Friday, March 21, 2014

Dealing with the overwhelming

God became man.  We say it trembling.  We say it puzzling.  But more often we say it rotely, counting on routine to buffer what we cannot bear.  - Fr. Richard John Neuhaus, Death on a Friday Afternoon

There are many worthwhile passages throughout this book about which I have previously reflected and posted, yet my checking always results in the discover that, yes, I've written about this passage, but not about this thought that occurs to me as I read it now.

In this case, Fr. Neuhaus has captured succinctly the idea that I find myself drawn to and expanding on. Our limited minds must reduce the overwhelming to things we can manage.

This is why children of alcoholism or abuse get "stuck," developing and reinforcing and ultimately internalizing the coping mechanisms which suit us for surviving our immediate threats but which serve us ill for dealing with life as adults. All I could concern myself at those times when my dad was raving drunk was being invisible, not becoming the thing he was mad at. I'm pretty sure he wouldn't have struck me in his drunken frustration, but it was obviously a thing to be feared. And it worked consistently, just like my dog barking at the mail carrier every day works: just as the postal worker leaves every single day, my invisibility every drunken evening kept the unknown big meltdown from happening, and he was always okay (for at least a while) the next day, and we could both mostly pretend that nothing untoward had happened, and I grew to believe that not making waves was how to survive life.

(I can't remember if I've written, either here or in the book, about the night he lost his balance and broke the three-legged table in our living room. I don't recall if this is a real memory or not, but I seem to remember trying to fit the broken leg back in place so it could be glued, and it not staying in place because we didn't have a clamp handy that was shaped properly to hold it. I think I thought that, if I could just help him fix that table leg, whatever his motivation - the avoidance of mom's ire, for instance; I suppose he was every bit as fear-driven as I was - maybe he would finally be proud of me. I think that it was without any rancor toward me - rather with a sense of his own guilt - that he told me pretty quickly not to worry about it.)
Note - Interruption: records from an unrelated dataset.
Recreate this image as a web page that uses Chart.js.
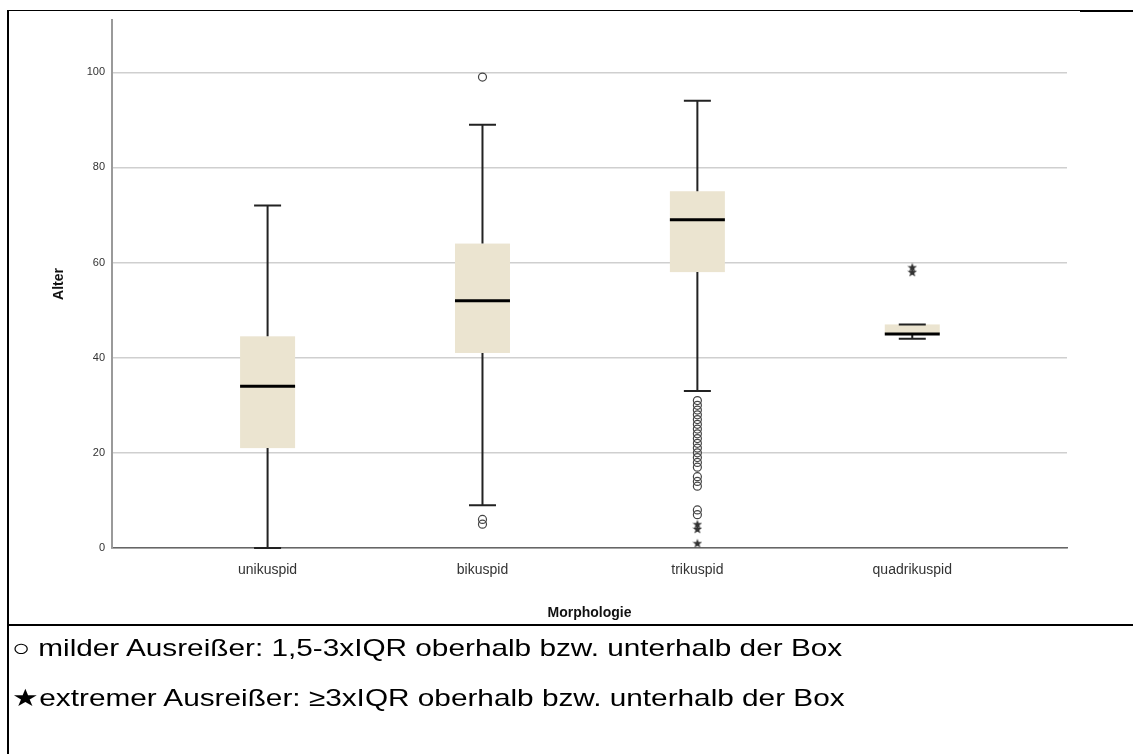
<!DOCTYPE html>
<html>
<head>
<meta charset="utf-8">
<script src="https://cdn.jsdelivr.net/npm/chart.js@4.4.0/dist/chart.umd.min.js"></script>
<style>
  body { margin: 0; background: #fff; }
  #wrap { position: relative; width: 1133px; height: 754px; overflow: hidden; font-family: "Liberation Sans", Arial, sans-serif; }
  #chart { position: absolute; left: 0; top: 0; }
  .line { position: absolute; background: #000; }
  .note { position: absolute; left: 12px; font-size: 24px; line-height: 28px; color: #000; white-space: nowrap; transform: scaleX(1.24); transform-origin: left center; }
</style>
</head>
<body>
<div id="wrap">
  <canvas id="chart" width="1133" height="754"></canvas>
  <div class="line" style="left:8px;top:10px;width:1072px;height:1px;"></div>
  <div class="line" style="left:1080px;top:10px;width:53px;height:2px;"></div>
  <div class="line" style="left:7px;top:10px;width:2px;height:744px;"></div>
  <div class="line" style="left:8px;top:624px;width:1125px;height:2px;"></div>
  <div class="note" style="top:634px;">○ milder Ausreißer: 1,5-3xIQR oberhalb bzw. unterhalb der Box</div>
  <div class="note" style="top:684px;">★extremer Ausreißer: ≥3xIQR oberhalb bzw. unterhalb der Box</div>
</div>
<script>
const categories = ["unikuspid", "bikuspid", "trikuspid", "quadrikuspid"];
const whiskerLow = [0, 9, 33, 44];
const q1 = [21, 41, 58, 45];
const median = [34, 52, 69, 45];
const q3 = [44.5, 64, 75, 47];
const whiskerHigh = [72, 89, 94, 47];
const mildOutliers = [
  [],
  [99, 6, 5],
  [31, 30, 29, 28, 27, 26, 25, 24, 23, 22, 21, 20, 19, 18, 17, 15, 14, 13, 8, 7],
  [],
];
const extremeOutliers = [[], [], [5, 4, 1], [59, 58]];
const yTicks = [0, 20, 40, 60, 80, 100];

// small filled star for the extreme outliers
const star = document.createElement("canvas");
star.width = 10;
star.height = 10;
(function () {
  const c = star.getContext("2d");
  c.fillStyle = "#333";
  c.beginPath();
  for (let k = 0; k < 10; k++) {
    const r = k % 2 === 0 ? 5 : 2.1;
    const a = -Math.PI / 2 + (k * Math.PI) / 5;
    const px = 5 + r * Math.cos(a);
    const py = 5.4 + r * Math.sin(a);
    if (k === 0) c.moveTo(px, py);
    else c.lineTo(px, py);
  }
  c.closePath();
  c.fill();
})();

function points(list) {
  const out = [];
  list.forEach((vals, i) => vals.forEach((v) => out.push({ x: i + 1, y: v })));
  return out;
}

const boxPlugin = {
  id: "boxes",
  beforeDatasetsDraw(chart) {
    const ctx = chart.ctx;
    const xs = chart.scales.x;
    const ys = chart.scales.y;
    ctx.save();
    categories.forEach((c, i) => {
      const x = xs.getPixelForValue(i + 1);
      const top = ys.getPixelForValue(q3[i]);
      const bot = ys.getPixelForValue(q1[i]);
      const half = 27.5;
      const cap = 13.5;
      ctx.fillStyle = "#ebe4d0";
      ctx.fillRect(x - half, top, half * 2, bot - top);
      ctx.strokeStyle = "#222";
      ctx.lineWidth = 2;
      const hi = ys.getPixelForValue(whiskerHigh[i]);
      const lo = ys.getPixelForValue(whiskerLow[i]);
      ctx.beginPath();
      ctx.moveTo(x, top);
      ctx.lineTo(x, hi);
      ctx.moveTo(x - cap, hi);
      ctx.lineTo(x + cap, hi);
      ctx.moveTo(x, bot);
      ctx.lineTo(x, lo);
      ctx.moveTo(x - cap, lo);
      ctx.lineTo(x + cap, lo);
      ctx.stroke();
      const m = ys.getPixelForValue(median[i]);
      ctx.strokeStyle = "#000";
      ctx.lineWidth = 3;
      ctx.beginPath();
      ctx.moveTo(x - half, m);
      ctx.lineTo(x + half, m);
      ctx.stroke();
    });
    ctx.restore();
  },
};

new Chart(document.getElementById("chart"), {
  type: "scatter",
  data: {
    datasets: [
      {
        label: "mild",
        data: points(mildOutliers),
        pointStyle: "circle",
        pointRadius: 4,
        borderColor: "#444",
        backgroundColor: "rgba(0,0,0,0)",
        borderWidth: 1.2,
      },
      {
        label: "extrem",
        data: points(extremeOutliers),
        pointStyle: star,
      },
    ],
  },
  options: {
    responsive: false,
    animation: false,
    layout: { padding: { left: 0, top: 20, right: 66, bottom: 132 } },
    plugins: { legend: { display: false }, tooltip: { enabled: false } },
    scales: {
      x: {
        type: "linear",
        min: 0.276,
        max: 4.72,
        afterBuildTicks: (s) => {
          s.ticks = categories.map((c, i) => ({ value: i + 1 }));
        },
        afterFit: (s) => {
          s.height = 74;
        },
        ticks: {
          callback: (v) => categories[v - 1],
          color: "#333",
          font: { family: "Liberation Sans", size: 14 },
          padding: 14,
          maxRotation: 0,
        },
        grid: { display: false, drawTicks: false },
        border: { color: "#666", width: 1.5 },
        title: {
          display: true,
          text: "Morphologie",
          color: "#111",
          font: { family: "Liberation Sans", size: 14, weight: "bold" },
          padding: { top: 20, bottom: 0 },
        },
      },
      y: {
        min: 0,
        max: 111,
        afterBuildTicks: (s) => {
          s.ticks = yTicks.map((v) => ({ value: v }));
        },
        afterFit: (s) => {
          s.width = 112;
        },
        ticks: {
          color: "#333",
          font: { family: "Liberation Sans", size: 11 },
          padding: 7,
        },
        grid: { color: "#cfcfcf", lineWidth: 1.5, drawTicks: false },
        border: { color: "#9a9a9a", width: 2 },
        title: {
          display: true,
          text: "Alter",
          color: "#111",
          font: { family: "Liberation Sans", size: 14, weight: "bold" },
          padding: { top: 51, bottom: 0 },
        },
      },
    },
  },
  plugins: [boxPlugin],
});
</script>
</body>
</html>
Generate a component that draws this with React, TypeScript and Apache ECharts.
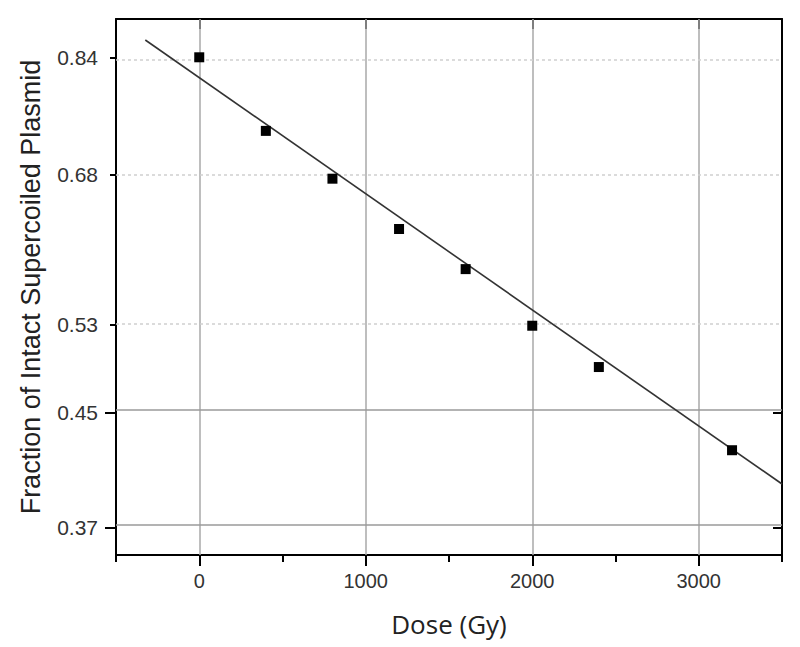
import React, { useEffect, useRef } from "react";
import * as echarts from "echarts";

// Data
const doses = [0, 400, 800, 1200, 1600, 2000, 2400, 3200];
const fractions = [0.839, 0.738, 0.679, 0.622, 0.58, 0.5255, 0.489, 0.423];
// Fitted line end points
const fitDoses = [-324, 3500];
const fitFractions = [0.8647, 0.3988];
// Y axis (log scale) tick positions and range
const yTickFractions = [0.839, 0.6834, 0.5268, 0.4516, 0.3698];
const yMajorFractions = [0.4516, 0.3698];
const yMinorFractions = [0.839, 0.6834, 0.5268];
const yRangeFractions = [0.3524, 0.8969];
// X axis
const xRange = [-500, 3500];
const xAllTicks = [-500, 0, 500, 1000, 1500, 2000, 2500, 3000, 3500];
const xMajorTicks = [0, 1000, 2000, 3000];

const FONT = "'Liberation Sans', Arial, sans-serif";

export default function App() {
  const ref = useRef<HTMLDivElement>(null);
  useEffect(() => {
    if (!ref.current) return;
    const chart = echarts.init(ref.current, null, { renderer: "svg" });
    const ln = (v: number) => Math.log(v);
    const yMin = ln(yRangeFractions[0]);
    const yMax = ln(yRangeFractions[1]);
    const common = { min: yMin, max: yMax, type: "value" as const };
    const frameLine = { show: true, onZero: false, lineStyle: { color: "#000", width: 2 } };
    chart.setOption({
      animation: false,
      backgroundColor: "#fff",
      textStyle: { fontFamily: FONT },
      grid: { left: 116, right: 18, top: 19, bottom: 92 },
      xAxis: [
        {
          type: "value",
          min: xRange[0],
          max: xRange[1],
          position: "bottom",
          splitLine: { show: false },
          axisLine: frameLine,
          axisTick: { show: true, customValues: xAllTicks, length: 7, lineStyle: { color: "#000", width: 2 } },
          axisLabel: {
            customValues: xMajorTicks,
            formatter: (v: number) => String(v),
            margin: 16,
            fontSize: 20,
            color: "#333",
            fontFamily: FONT,
          },
          name: "Dose (Gy)",
          nameLocation: "middle",
          nameGap: 56,
          nameTextStyle: { fontSize: 26, color: "#222", fontFamily: "'Open Sans', 'Liberation Sans', sans-serif" },
        },
        {
          type: "value",
          min: xRange[0],
          max: xRange[1],
          position: "bottom",
          splitLine: { show: false },
          axisLine: { show: false, onZero: false },
          axisTick: { show: true, customValues: xMajorTicks, length: 11, lineStyle: { color: "#000", width: 2 } },
          axisLabel: { show: false },
        },
        {
          type: "value",
          min: xRange[0],
          max: xRange[1],
          position: "top",
          splitLine: { show: false },
          axisLine: frameLine,
          axisTick: { show: true, inside: true, customValues: xMajorTicks, length: 10, lineStyle: { color: "#000", width: 2 } },
          axisLabel: { show: false },
        },
      ],
      yAxis: [
        {
          ...common,
          position: "left",
          splitLine: { show: false },
          axisLine: frameLine,
          axisTick: { show: true, customValues: yTickFractions.map(ln), length: 6, lineStyle: { color: "#000", width: 2 } },
          axisLabel: {
            customValues: yTickFractions.map(ln),
            formatter: (v: number) => Math.exp(v).toFixed(2),
            margin: 18,
            fontSize: 21,
            color: "#333",
            fontFamily: FONT,
          },
          name: "Fraction of Intact Supercoiled Plasmid",
          nameLocation: "middle",
          nameGap: 72,
          nameRotate: 90,
          nameTextStyle: { fontSize: 27, color: "#222", fontFamily: FONT },
        },
        {
          ...common,
          position: "left",
          splitLine: { show: false },
          axisLine: { show: false, onZero: false },
          axisTick: { show: true, customValues: yMajorFractions.map(ln), length: 11, lineStyle: { color: "#000", width: 2 } },
          axisLabel: { show: false },
        },
        {
          ...common,
          position: "right",
          splitLine: { show: false },
          axisLine: frameLine,
          axisTick: { show: true, inside: true, customValues: yMajorFractions.map(ln), length: 9, lineStyle: { color: "#000", width: 2 } },
          axisLabel: { show: false },
        },
      ],
      series: [
        {
          type: "scatter",
          data: [],
          z: 1,
          silent: true,
          markLine: {
            silent: true,
            z: 1,
            symbol: "none",
            label: { show: false },
            data: [
              ...xMajorTicks.map((x) => ({ xAxis: x, lineStyle: { color: "#a8a8a8", width: 1.5, type: "solid" } })),
              ...yMajorFractions.map((f) => ({ yAxis: ln(f), lineStyle: { color: "#9a9a9a", width: 1.5, type: "solid" } })),
              ...yMinorFractions.map((f) => ({ yAxis: ln(f), lineStyle: { color: "#cfcfcf", width: 1.5, type: [3, 3] } })),
            ],
          },
        },
        {
          type: "line",
          data: fitDoses.map((d, i) => [d, ln(fitFractions[i])]),
          symbol: "none",
          z: 3,
          lineStyle: { color: "#333", width: 1.6 },
        },
        {
          type: "scatter",
          data: doses.map((d, i) => [d, ln(fractions[i])]),
          symbol: "rect",
          symbolSize: 10,
          z: 4,
          itemStyle: { color: "#000", opacity: 1 },
        },
      ],
    });
    return () => chart.dispose();
  }, []);
  return (
    <div
      ref={ref}
      style={{ position: "fixed", left: 0, top: 0, width: 800, height: 647, background: "#fff" }}
    />
  );
}
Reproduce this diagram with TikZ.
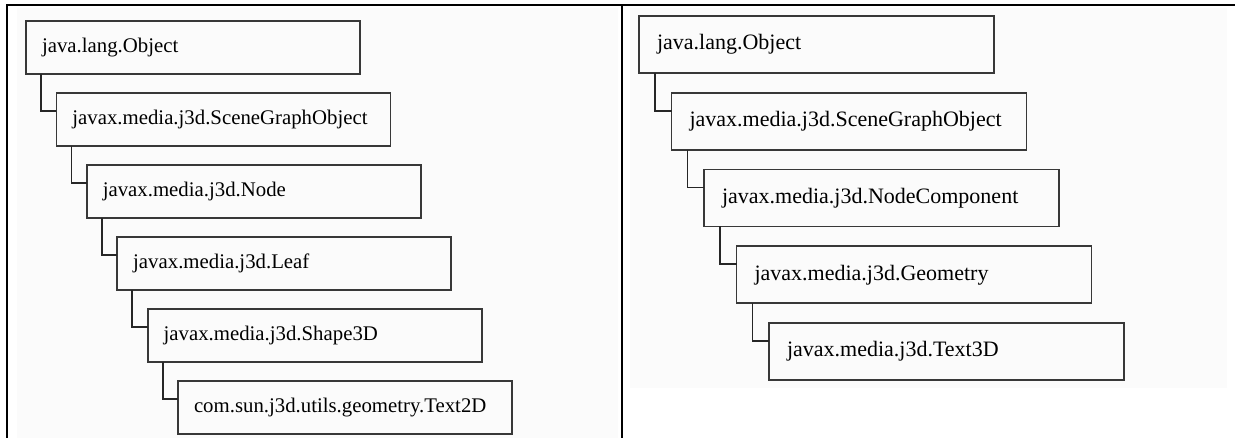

The recurring experience of his inebriation, and that other one from that summer morning, left me with a well-developed "pretend-normal" dynamic when it came time to deal with the repeated sexual abuse I later experienced. (My abuser's skill at redefining what he did to me as something very different played a big role in that, too.) Yes, the brain absolutely does what it has to in order to deal with things that are too big for it to handle.

And God is definitely too big for our finite faculties to handle. Even the (comparatively) smallest parts of our theology can be too big to get our minds around fully or for very long. The Incarnation is a centerpiece of Christian theology, and it is incredibly simple and unfathomably HUGE. We cannot grasp all its implications, so as soon as we get a piece of it we cling to that part as if it's the whole thing, and repeat it by rote - literally, in the creed, "and became man" - without allowing ourselves to grapple with the full truth of what it means. Even the most fervent and studied of us fail to make more than a surface connection between Bethlehem and Calvary, no matter how much we tell ourselves that we get it. Like the Pharisee and the tax collector, when we think we've "gotten" God, we have probably actually moved further from fully entering into the mystery.

Unlike the dysfunction in which I was raised, The beyond-me-ness of God isn't really a thing to be afraid of. (We seem to be back to the idea of the fear of the Lord again, which is a good thing and far different from the things we fear in the normal sense.) Yet we are trained - ingrained, reinforced, internalized - with the idea that things that are so much bigger than us are indeed to be feared in the ordinary sense of the word. Rote minimization of God into a routine we can manage is the natural way of dealing with it, just as it was how I dealt with alcoholism and abuse. But just as I've had to unlearn my thoroughly-integrated ways of looking and experiencing - a process which is doubtless still ongoing - so must we all learn to stop applying our inadequate ways of understanding if we are to fully embrace God with abandon!